Sinwar e Deif, fantasmi ben celati
Un secondo punto critico è relativo al mancato rintraccio o eliminazione di Yahya Sinwar e Mohammed Deif, rispettivamente leader di Hamas nella Striscia di Gaza e capo delle Brigate ‘Izz al-Din al Qassam il braccio armato di Hamas nella Striscia di Gaza, in Cisgiordania e non solo
Ed a tutto ciò, senza presunzione, intendiamo raccomandare ai delegati alla sicurezza israeliana di prestare attenzione all’interno dei confini dello Stato ebraico. Il ripetersi di un nuovo 7 ottobre è una spada di Damocle pendente sulla popolazione civile e sulla base di alcune delazioni, non è da escludere che si verifichi in tempi brevi, anche per ridare lustro ad un’organizzazione terroristica (Hamas) agli occhi dei suoi non pochi seguaci.
La certezza che Sinwar si trovi rintanato in uno dei tunnel della Striscia non ha trovato, almeno sinora, alcun riscontro. L’ipotesi da noi accreditata, anche grazie all’apporto di fonti di settore, è quella che il leader terrorista si trovi in Cisgiordania, così come Deif e che entrambi si muovano continuamente nella zona di Ramallah, Nablus e Jericho cambiando di continuo percorsi e covi sicuri.
Ma queste sono unicamente illazioni giornalistiche, sebbene debitamente supportate, che, comunque sono alla base dei forti dubbi sulla conduzione dell’offensiva militare nella Striscia.
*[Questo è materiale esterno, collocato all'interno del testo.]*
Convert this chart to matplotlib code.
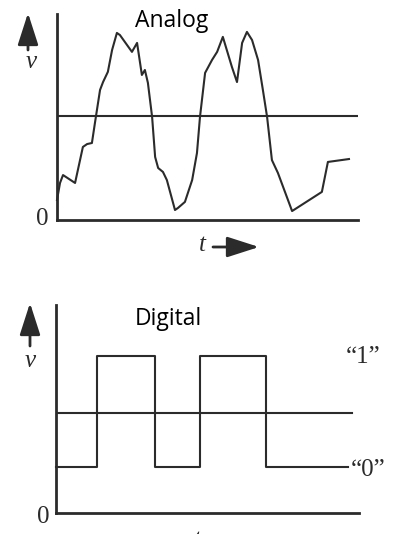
import matplotlib
matplotlib.use("Agg")
import matplotlib.pyplot as plt

# ---- data -------------------------------------------------------------
# Analog waveform samples (time, voltage)
analog_t = [0.00, 0.10, 0.20, 0.60, 0.86, 1.00, 1.16, 1.26, 1.43, 1.53, 1.69,
            1.83, 1.99, 2.09, 2.49, 2.66, 2.82, 2.92, 3.02, 3.16, 3.26, 3.36,
            3.52, 3.65, 3.92, 4.02, 4.25, 4.49, 4.65, 4.75, 4.92, 5.15, 5.32,
            5.51, 5.81, 5.98, 6.15, 6.31, 6.48, 6.68, 6.84, 6.98, 7.14, 7.34,
            7.81, 8.80, 9.00, 9.70]
analog_v = [0.96, 1.78, 2.16, 1.78, 3.51, 3.65, 3.70, 4.66, 6.25, 6.63, 7.12,
            8.17, 8.99, 8.89, 8.08, 8.51, 6.97, 7.21, 6.59, 4.95, 3.03, 2.50,
            2.31, 1.92, 0.48, 0.58, 0.87, 1.92, 3.22, 4.95, 7.07, 7.69, 8.08,
            8.80, 7.36, 6.63, 8.51, 9.04, 8.65, 7.69, 6.25, 4.95, 2.88, 2.26,
            0.43, 1.35, 2.79, 2.93]
analog_threshold = 5.0
analog_tmax, analog_vmax = 10.0, 9.9
analog_thr_end = 9.97

# Digital waveform: bit levels between switching instants
digital_edges = [0.0, 1.35, 3.27, 4.75, 6.93, 9.64]
digital_bits = [0, 1, 0, 1, 0]
level_low, level_high = 2.3, 7.9
digital_threshold = 5.0
digital_tmax, digital_vmax = 10.0, 10.45
digital_thr_end = 9.77

INK = "#2b2b2b"
W, H = 402, 534

fig = plt.figure(figsize=(W / 100, H / 100), dpi=100)
fig.patch.set_facecolor("white")


def fx(x):
    return x / W


def fy(y):
    return 1 - y / H


def make_axes(left, right, top, bottom):
    ax = fig.add_axes([fx(left), fy(bottom), (right - left) / W, (bottom - top) / H])
    for s in ("top", "right"):
        ax.spines[s].set_visible(False)
    for s in ("left", "bottom"):
        ax.spines[s].set_linewidth(2.0)
        ax.spines[s].set_color(INK)
        ax.spines[s].set_capstyle("projecting")
    ax.set_xticks([])
    ax.set_yticks([])
    ax.patch.set_alpha(0)
    return ax


def arrow(x0, y0, x1, y1):
    fig.add_artist(matplotlib.patches.FancyArrowPatch(
        (fx(x0), fy(y0)), (fx(x1), fy(y1)), transform=fig.transFigure,
        arrowstyle="-|>,head_length=1.4,head_width=0.45", mutation_scale=14,
        lw=2.0, color=INK, shrinkA=0, shrinkB=0))


sans = dict(family="Open Sans", fontsize=16.5, color="black")
serif = dict(family="Liberation Serif", fontsize=18, color=INK)
serif_i = dict(family="Liberation Serif", fontsize=18, style="italic", color=INK)

# ---- analog panel -----------------------------------------------------
ax1 = make_axes(57, 358, 14, 220)
ax1.set_xlim(0, analog_tmax)
ax1.set_ylim(0, analog_vmax)
ax1.plot(analog_t, analog_v, color=INK, lw=1.5, solid_joinstyle="round",
         clip_on=False)
ax1.plot([0, analog_thr_end], [analog_threshold] * 2, color=INK, lw=1.5)

fig.text(fx(135), fy(27), "Analog", ha="left", va="baseline", **sans)
arrow(28, 50, 28, 13)
fig.text(fx(31), fy(68), "v", ha="center", va="baseline", **serif_i)
fig.text(fx(42), fy(225), "0", ha="center", va="baseline", **serif)
fig.text(fx(202), fy(251), "t", ha="center", va="baseline", **serif_i)
arrow(213, 247, 259, 247)

# ---- digital panel ----------------------------------------------------
ax2 = make_axes(56, 359, 305, 513)
ax2.set_xlim(0, digital_tmax)
ax2.set_ylim(0, digital_vmax)
levels = [level_high if b else level_low for b in digital_bits]
ax2.step(digital_edges, levels + [levels[-1]], where="post", color=INK,
         lw=1.5, clip_on=False)
ax2.plot([0, digital_thr_end], [digital_threshold] * 2, color=INK, lw=1.5)

fig.text(fx(135), fy(325), "Digital", ha="left", va="baseline", **sans)
arrow(30, 346, 30, 303)
fig.text(fx(30), fy(367), "v", ha="center", va="baseline", **serif_i)
fig.text(fx(43), fy(523), "0", ha="center", va="baseline", **serif)
fig.text(fx(363), fy(363), "\u201c1\u201d", ha="center", va="baseline", **serif)
fig.text(fx(368), fy(476), "\u201c0\u201d", ha="center", va="baseline", **serif)
fig.text(fx(197), fy(546), "t", ha="center", va="baseline", **serif_i)

fig.savefig("out.png", dpi=100, facecolor="white")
Un’azione che deve assolutamente avere carattere di continuità poiché l’occasione di un totale smembramento di Hamas e della Jihad islamica non si ripresenterà tanto facilmente anche in considerazione delle continue, seppur insensate, pressioni internazionali tese a chiedere più moderazione a Israele. Pressioni provenienti da paesi che, o non sono mai stati colpiti dal terrorismo di matrice palestinese, oppure, come nel caso dell’Italia, che si sono oramai pavidamente arresi all’arroganza dell’islamismo e dell’antisemitismo dilaganti in tutto l’Occidente.